|
|
|
|
|
by chinedufn
2881 days ago
|
|
Yew is awesome and just knowing that something like that was possible inspired Percy. I also looked at Yew's `html!` macro when figuring out how Percy's could / should work. One difference is that Yew is powered by stdweb and Percy is powered by wasm-bindgen. I'm personally SUPER bullish on wasm-bindgen because it's been designed from day 1 to be able to take advantage of the host bindings proposal when it materializes. Host bindings tl;dr is that instead of needing to go through JS to interact with browser APIs you can interact with them directly. Another difference is that to my knowledge Yew doesn't support server side rendering ( which was why I couldn't use it even though I wanted to :( ). Without having used Yew I don't want to comment any further than those high level differences. I can say that a big focus of Percy is to be a grab bag of modules / tooling for frontend Rust web apps with a major focus of you being able to swap out the parts that you think are bad for other peoples' better implementations.
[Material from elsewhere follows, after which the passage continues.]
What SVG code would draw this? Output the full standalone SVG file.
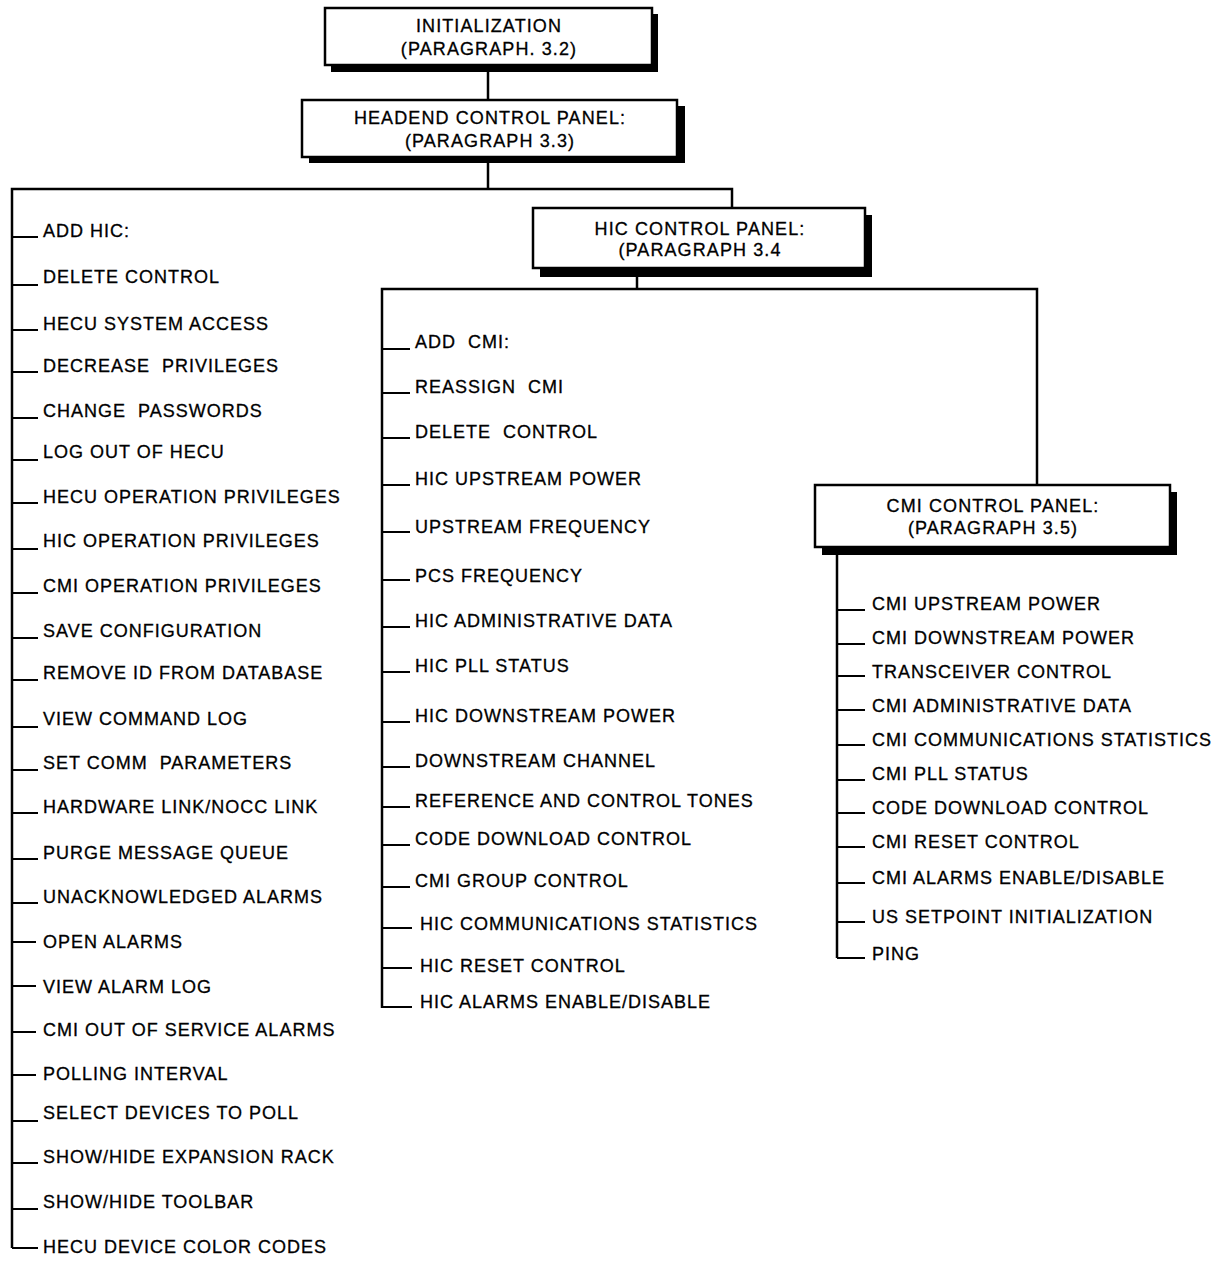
<svg xmlns="http://www.w3.org/2000/svg" width="1225" height="1263" viewBox="0 0 1225 1263">
<style>
  text { font-family: "Liberation Sans", Arial, sans-serif; font-size: 18px; fill: #000; stroke: #000; stroke-width: 0.3; letter-spacing: 1px; white-space: pre; }
  .bt { text-anchor: middle; letter-spacing: 1.1px; }
  .shadow { fill: #000; }
  .box { fill: #fff; stroke: #000; stroke-width: 2.5; }
  .ln { stroke: #000; stroke-width: 2.5; fill: none; }
  .tk { stroke: #000; stroke-width: 2; fill: none; }
</style>
<rect width="1225" height="1263" fill="#fff"/>

<g id="connectors">
  <line class="ln" x1="488" y1="72" x2="488" y2="100"/>
  <line class="ln" x1="488" y1="163" x2="488" y2="189"/>
  <polyline class="ln" points="12,1248 12,189 732,189 732,208"/>
  <line class="ln" x1="637" y1="275" x2="637" y2="289"/>
  <polyline class="ln" points="382,1008 382,289 1037,289 1037,485"/>
  <line class="ln" x1="837" y1="555" x2="837" y2="958"/>
  <g class="tk-left">
    <line class="tk" x1="12" y1="237" x2="38" y2="237"/>
    <line class="tk" x1="12" y1="285" x2="38" y2="285"/>
    <line class="tk" x1="12" y1="330" x2="38" y2="330"/>
    <line class="tk" x1="12" y1="372" x2="38" y2="372"/>
    <line class="tk" x1="12" y1="418" x2="38" y2="418"/>
    <line class="tk" x1="12" y1="460" x2="38" y2="460"/>
    <line class="tk" x1="12" y1="503" x2="38" y2="503"/>
    <line class="tk" x1="12" y1="549" x2="38" y2="549"/>
    <line class="tk" x1="12" y1="593" x2="38" y2="593"/>
    <line class="tk" x1="12" y1="638" x2="38" y2="638"/>
    <line class="tk" x1="12" y1="680" x2="38" y2="680"/>
    <line class="tk" x1="12" y1="727" x2="38" y2="727"/>
    <line class="tk" x1="12" y1="770" x2="38" y2="770"/>
    <line class="tk" x1="12" y1="813" x2="38" y2="813"/>
    <line class="tk" x1="12" y1="859" x2="38" y2="859"/>
    <line class="tk" x1="12" y1="903" x2="38" y2="903"/>
    <line class="tk" x1="12" y1="942" x2="36" y2="942"/>
    <line class="tk" x1="12" y1="986" x2="36" y2="986"/>
    <line class="tk" x1="12" y1="1032" x2="36" y2="1032"/>
    <line class="tk" x1="12" y1="1075" x2="36" y2="1075"/>
    <line class="tk" x1="12" y1="1121" x2="38" y2="1121"/>
    <line class="tk" x1="12" y1="1163" x2="38" y2="1163"/>
    <line class="tk" x1="12" y1="1209" x2="38" y2="1209"/>
    <line class="tk" x1="12" y1="1248" x2="38" y2="1248"/>
  </g>
  <g class="tk-mid">
    <line class="tk" x1="382" y1="349" x2="410" y2="349"/>
    <line class="tk" x1="382" y1="393" x2="410" y2="393"/>
    <line class="tk" x1="382" y1="438" x2="410" y2="438"/>
    <line class="tk" x1="382" y1="485" x2="410" y2="485"/>
    <line class="tk" x1="382" y1="532" x2="410" y2="532"/>
    <line class="tk" x1="382" y1="580" x2="410" y2="580"/>
    <line class="tk" x1="382" y1="627" x2="410" y2="627"/>
    <line class="tk" x1="382" y1="672" x2="410" y2="672"/>
    <line class="tk" x1="382" y1="722" x2="410" y2="722"/>
    <line class="tk" x1="382" y1="767" x2="410" y2="767"/>
    <line class="tk" x1="382" y1="807" x2="410" y2="807"/>
    <line class="tk" x1="382" y1="845" x2="410" y2="845"/>
    <line class="tk" x1="382" y1="887" x2="410" y2="887"/>
    <line class="tk" x1="382" y1="928" x2="412" y2="928"/>
    <line class="tk" x1="382" y1="968" x2="412" y2="968"/>
    <line class="tk" x1="382" y1="1007" x2="412" y2="1007"/>
  </g>
  <g class="tk-right">
    <line class="tk" x1="837" y1="610" x2="865" y2="610"/>
    <line class="tk" x1="837" y1="644" x2="865" y2="644"/>
    <line class="tk" x1="837" y1="676" x2="865" y2="676"/>
    <line class="tk" x1="837" y1="710" x2="865" y2="710"/>
    <line class="tk" x1="837" y1="745" x2="865" y2="745"/>
    <line class="tk" x1="837" y1="780" x2="865" y2="780"/>
    <line class="tk" x1="837" y1="813" x2="865" y2="813"/>
    <line class="tk" x1="837" y1="847" x2="865" y2="847"/>
    <line class="tk" x1="837" y1="883" x2="865" y2="883"/>
    <line class="tk" x1="837" y1="922" x2="865" y2="922"/>
    <line class="tk" x1="837" y1="958" x2="865" y2="958"/>
  </g>
</g>

<g id="node-initialization">
  <rect class="shadow" x="331" y="14" width="327" height="58"/>
  <rect class="box" x="325" y="8" width="327" height="57"/>
  <text class="bt" x="489" y="32">INITIALIZATION</text>
  <text class="bt" x="489" y="55">(PARAGRAPH. 3.2)</text>
</g>

<g id="node-headend">
  <rect class="shadow" x="309" y="106" width="376" height="57"/>
  <rect class="box" x="302" y="100" width="375" height="57"/>
  <text class="bt" x="490" y="124">HEADEND CONTROL PANEL:</text>
  <text class="bt" x="490" y="147">(PARAGRAPH 3.3)</text>
</g>

<g id="node-hic">
  <rect class="shadow" x="540" y="215" width="332" height="62"/>
  <rect class="box" x="533" y="208" width="332" height="60"/>
  <text class="bt" x="700" y="235">HIC CONTROL PANEL:</text>
  <text class="bt" x="700" y="256">(PARAGRAPH 3.4</text>
</g>

<g id="node-cmi">
  <rect class="shadow" x="822" y="492" width="355" height="63"/>
  <rect class="box" x="815" y="485" width="355" height="62"/>
  <text class="bt" x="993" y="512">CMI CONTROL PANEL:</text>
  <text class="bt" x="993" y="534">(PARAGRAPH 3.5)</text>
</g>

<g id="headend-items">
  <text x="43" y="237">ADD HIC:</text>
  <text x="43" y="283">DELETE CONTROL</text>
  <text x="43" y="330">HECU SYSTEM ACCESS</text>
  <text x="43" y="372">DECREASE  PRIVILEGES</text>
  <text x="43" y="417">CHANGE  PASSWORDS</text>
  <text x="43" y="458">LOG OUT OF HECU</text>
  <text x="43" y="503">HECU OPERATION PRIVILEGES</text>
  <text x="43" y="547">HIC OPERATION PRIVILEGES</text>
  <text x="43" y="592">CMI OPERATION PRIVILEGES</text>
  <text x="43" y="637">SAVE CONFIGURATION</text>
  <text x="43" y="679">REMOVE ID FROM DATABASE</text>
  <text x="43" y="725">VIEW COMMAND LOG</text>
  <text x="43" y="769">SET COMM  PARAMETERS</text>
  <text x="43" y="813">HARDWARE LINK/NOCC LINK</text>
  <text x="43" y="859">PURGE MESSAGE QUEUE</text>
  <text x="43" y="903">UNACKNOWLEDGED ALARMS</text>
  <text x="43" y="948">OPEN ALARMS</text>
  <text x="43" y="993">VIEW ALARM LOG</text>
  <text x="43" y="1036">CMI OUT OF SERVICE ALARMS</text>
  <text x="43" y="1080">POLLING INTERVAL</text>
  <text x="43" y="1119">SELECT DEVICES TO POLL</text>
  <text x="43" y="1163">SHOW/HIDE EXPANSION RACK</text>
  <text x="43" y="1208">SHOW/HIDE TOOLBAR</text>
  <text x="43" y="1253">HECU DEVICE COLOR CODES</text>
</g>

<g id="hic-items">
  <text x="415" y="348">ADD  CMI:</text>
  <text x="415" y="393">REASSIGN  CMI</text>
  <text x="415" y="438">DELETE  CONTROL</text>
  <text x="415" y="485">HIC UPSTREAM POWER</text>
  <text x="415" y="533">UPSTREAM FREQUENCY</text>
  <text x="415" y="582">PCS FREQUENCY</text>
  <text x="415" y="627">HIC ADMINISTRATIVE DATA</text>
  <text x="415" y="672">HIC PLL STATUS</text>
  <text x="415" y="722">HIC DOWNSTREAM POWER</text>
  <text x="415" y="767">DOWNSTREAM CHANNEL</text>
  <text x="415" y="807">REFERENCE AND CONTROL TONES</text>
  <text x="415" y="845">CODE DOWNLOAD CONTROL</text>
  <text x="415" y="887">CMI GROUP CONTROL</text>
  <text x="420" y="930">HIC COMMUNICATIONS STATISTICS</text>
  <text x="420" y="972">HIC RESET CONTROL</text>
  <text x="420" y="1008">HIC ALARMS ENABLE/DISABLE</text>
</g>

<g id="cmi-items">
  <text x="872" y="610">CMI UPSTREAM POWER</text>
  <text x="872" y="644">CMI DOWNSTREAM POWER</text>
  <text x="872" y="678">TRANSCEIVER CONTROL</text>
  <text x="872" y="712">CMI ADMINISTRATIVE DATA</text>
  <text x="872" y="746">CMI COMMUNICATIONS STATISTICS</text>
  <text x="872" y="780">CMI PLL STATUS</text>
  <text x="872" y="814">CODE DOWNLOAD CONTROL</text>
  <text x="872" y="848">CMI RESET CONTROL</text>
  <text x="872" y="884">CMI ALARMS ENABLE/DISABLE</text>
  <text x="872" y="923">US SETPOINT INITIALIZATION</text>
  <text x="872" y="960">PING</text>
</g>
</svg>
That dream isn't realized yet.. but I think that Rust's generics / traits could make this feel very clean! |
|
I find it funny that you mentioned that. I actually was trying out wasm-bindget/yew recently and ended up using yew because of the wasm-bindgen limitations (mostly related to using anything with generics in the type signature).
The experience will probably improve on the future, but right now yew's actor model seems like a much simpler way to encapsulate rust libraries.